The $1 trillion spending bill now being debated in Congress includes some key provisions for Georgia’s military installations — particularly Valdosta’s Moody Air Force Base.

Moody will be a prime beneficiary of the bill’s extra $331.1 million for the A-10 close air support fighter plane. Moody houses a contingent of A-10s, which the Air Force had wanted to phase out starting this year in favor of the next-generation F-35 joint strike fighter.

But the F-35 is not projected to be ready for a while, and Georgia’s members of Congress joined with other states to block what they claimed was a premature retirement.

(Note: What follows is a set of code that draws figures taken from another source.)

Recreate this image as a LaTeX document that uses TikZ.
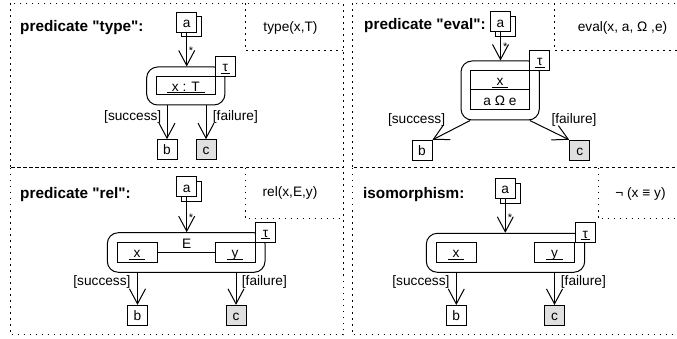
\documentclass[tikz,border=0pt]{standalone}
\usepackage{fontspec}
\setmainfont{Liberation Sans}
\usetikzlibrary{arrows.meta}

% underlined label with a rule wider than the text
\newsavebox\ulinebox
\newcommand\ulx[2][5pt]{\sbox\ulinebox{\kern#1#2\kern#1}\usebox\ulinebox\llap{\rule[-1.8pt]{\wd\ulinebox}{0.8pt}}}
\newcommand\diaglabel{\fontsize{13.7}{16}\selectfont}
\newcommand\diagtitle{\fontsize{15.3}{18}\selectfont\bfseries}

\begin{document}
\begin{tikzpicture}[x=1pt, y=-1pt,
  ln/.style={line width=1pt},
  ubox/.style={draw, line width=1pt, fill=white, minimum width=20pt, minimum height=20pt,
    inner sep=0pt, text height=11.5pt, text depth=1pt, font=\diaglabel},
  gbox/.style={ubox, fill=black!12},
  rbox/.style={draw, line width=1pt, rounded corners=11pt, inner sep=0pt},
  arr/.style={line width=1pt, -{Straight Barb[length=15pt,width=16pt]}},
  panel/.style={line width=1pt, dash pattern=on 1.5pt off 4.5pt},
  title/.style={font=\diagtitle, anchor=base west, inner sep=0pt},
  formula/.style={font=\diaglabel, anchor=base, inner sep=0pt},
  glabel/.style={font=\diaglabel, inner sep=0pt},
  mult/.style={font=\fontsize{11}{11}\selectfont, inner sep=0pt}
]
\useasboundingbox (0,0) rectangle (677,339);

% panel frames and formula boxes
\draw[panel] (10,3.3) rectangle (343,168);
\draw[panel] (352,3.3) rectangle (679,168);
\draw[panel] (10,168) rectangle (343,334.5);
\draw[panel] (352,168) rectangle (679,334.5);
\draw[panel] (245.5,3.3) |- (343,50.7);
\draw[panel] (554.7,3.3) |- (679,51);
\draw[panel] (245,168) |- (343,218.3);
\draw[panel] (598,168) |- (679,218.3);

% ---- predicate "type"
\node[title] (t1) at (20,31.7) {predicate \textquotedbl type\textquotedbl :};
\node[formula] (f1) at (290.5,31.7) {type(x,T)};
\node[ubox] (s1) at (191.7,26.8) {};
\node[ubox] (a1) at (186.7,22.3) {a};
\node[rbox, minimum width=78.3pt, minimum height=38pt] (r1) at (185.8,86) {};
\node[ubox, minimum width=58.3pt, minimum height=18pt] (i1) at (185.9,86) {\ulx{x : T}};
\node[ubox] (u1) at (r1.north east) {\ulx[2pt]{τ}};
\node[ubox] (b1) at (167,149.7) {b};
\node[gbox] (c1) at (206,149.7) {c};
\draw[arr] (a1.south) -- (a1.south |- r1.north);
\node[mult] (m1) at (190.9,51) {*};
\draw[arr] (b1.north |- r1.south) -- (b1.north);
\draw[arr] (c1.north |- r1.south) -- (c1.north);
\node[glabel, anchor=base east] (l1s) at (161.5,120.5) {[success]};
\node[glabel, anchor=base west] (l1f) at (212.7,120.5) {[failure]};

% ---- predicate "eval"
\node[title] (t2) at (364,29.5) {predicate \textquotedbl eval\textquotedbl :};
\node[formula] (f2) at (622.5,32) {eval(x, a, Ω ,e)};
\node[ubox] (s2) at (505.5,26.5) {};
\node[ubox] (a2) at (500.5,22) {a};
\node[rbox, minimum width=78.3pt, minimum height=59pt] (r2) at (500.15,90.5) {};
\node[ubox, minimum width=58.6pt, minimum height=19pt] (i2a) at (500,80.5) {\ulx{x}};
\node[ubox, minimum width=58.6pt, minimum height=20pt] (i2b) at (500,100) {a Ω e};
\node[ubox] (u2) at (r2.north east) {\ulx[2pt]{τ}};
\node[ubox] (b2) at (422,150.3) {b};
\node[gbox] (c2) at (579.7,150.3) {c};
\draw[arr] (a2.south) -- (a2.south |- r2.north);
\node[mult] (m2) at (505.2,46.7) {*};
\draw[arr] (i2b.west |- r2.south) -- (b2.north east);
\draw[arr] (i2b.east |- r2.south) -- (c2.north west);
\node[glabel, anchor=base east] (l2s) at (445.3,124) {[success]};
\node[glabel, anchor=base west] (l2f) at (551.3,124) {[failure]};

% ---- predicate "rel"
\node[title] (t3) at (20,198.3) {predicate \textquotedbl rel\textquotedbl :};
\node[formula] (f3) at (290,196.5) {rel(x,E,y)};
\node[ubox] (s3) at (191.7,191.5) {};
\node[ubox] (a3) at (186.7,187) {a};
\node[rbox, minimum width=157.7pt, minimum height=39.6pt] (r3) at (186.15,252.5) {};
\node[ubox, minimum width=40pt] (x3) at (137,252.3) {\ulx{x}};
\node[ubox, minimum width=40pt] (y3) at (235,252.3) {\ulx{y}};
\node[ubox] (u3) at (r3.north east) {\ulx[2pt]{τ}};
\draw[ln] (x3.east) -- (y3.west);
\node[glabel, anchor=base] (e3) at (186.7,248.3) {E};
\node[ubox] (b3) at (137.5,315.4) {b};
\node[gbox] (c3) at (236,315.4) {c};
\draw[arr] (a3.south) -- (a3.south |- r3.north);
\node[mult] (m3) at (190.9,217.5) {*};
\draw[arr] (b3.north |- r3.south) -- (b3.north);
\draw[arr] (c3.north |- r3.south) -- (c3.north);
\node[glabel, anchor=base east] (l3s) at (130.7,285.3) {[success]};
\node[glabel, anchor=base west] (l3f) at (241.7,285.3) {[failure]};

% ---- isomorphism
\node[title] (t4) at (363,198.3) {isomorphism:};
\node[formula] (f4) at (640.5,197.7) {¬ (x ≡ y)};
\node[ubox] (s4) at (510.3,193.2) {};
\node[ubox] (a4) at (505.3,188.7) {a};
\node[rbox, minimum width=158.4pt, minimum height=39pt] (r4) at (505.5,252.8) {};
\node[ubox, minimum width=40pt] (x4) at (456,252.5) {\ulx{x}};
\node[ubox, minimum width=40pt] (y4) at (554.5,252.5) {\ulx{y}};
\node[ubox] (u4) at (r4.north east) {\ulx[2pt]{τ}};
\node[ubox] (b4) at (456.3,315.5) {b};
\node[gbox] (c4) at (554.5,315.5) {c};
\draw[arr] (a4.south) -- (a4.south |- r4.north);
\node[mult] (m4) at (509.9,217.5) {*};
\draw[arr] (b4.north |- r4.south) -- (b4.north);
\draw[arr] (c4.north |- r4.south) -- (c4.north);
\node[glabel, anchor=base east] (l4s) at (449.7,285.3) {[success]};
\node[glabel, anchor=base west] (l4f) at (560.7,285.3) {[failure]};
\end{tikzpicture}
\end{document}
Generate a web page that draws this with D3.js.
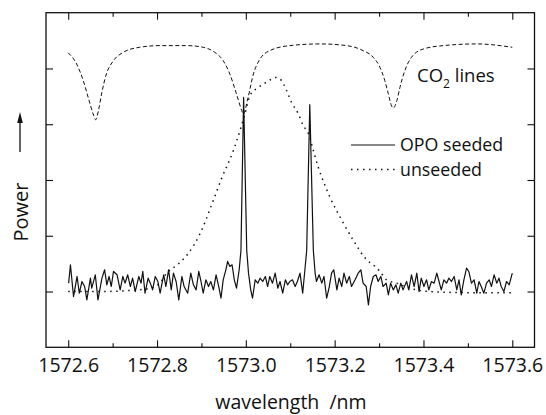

The annual defense policy bill — expected to become law in the coming days — keeps the A-10s, and the spending bill funds them.

In addition, the spending deal threw in an extra $479 million above the Pentagon’s request to buy four more F-35s for the Navy and Air Force — for a total of 38 planes in 2015. Lockheed Martin manufactures the “center wing” of the F-35 at its Marietta facility, and Georgia lawmakers hope to eventually house a squadron at Moody.

The bill also fully funds Obama administration requests for the Joint Surveillance and Target Attack Radar System, housed at Robins Air Force Base in Warner Robins. The Middle Georgia base is also home to C-130 military transport aircraft, and the bill fully funds the Air Force’s plans to buy more of them.

In addition, the bill includes the full $27.7 million for a new Air Force Reserve Command complex at Robins.

The bill’s $853 million for research and development on a replacement to the Ohio class submarine — which is housed at Kings Bay Naval Submarine Base — is a slight increase from the administration’s request.

“Georgia’s coming out very well from a defense standpoint,” said Republican U.S. Sen. Saxby Chambliss of Georgia, who worked for many of the funding priorities from his post on the Senate Armed Services Committee.

The bill’s fate remained unclear Thursday night because of fights over nonmilitary provisions.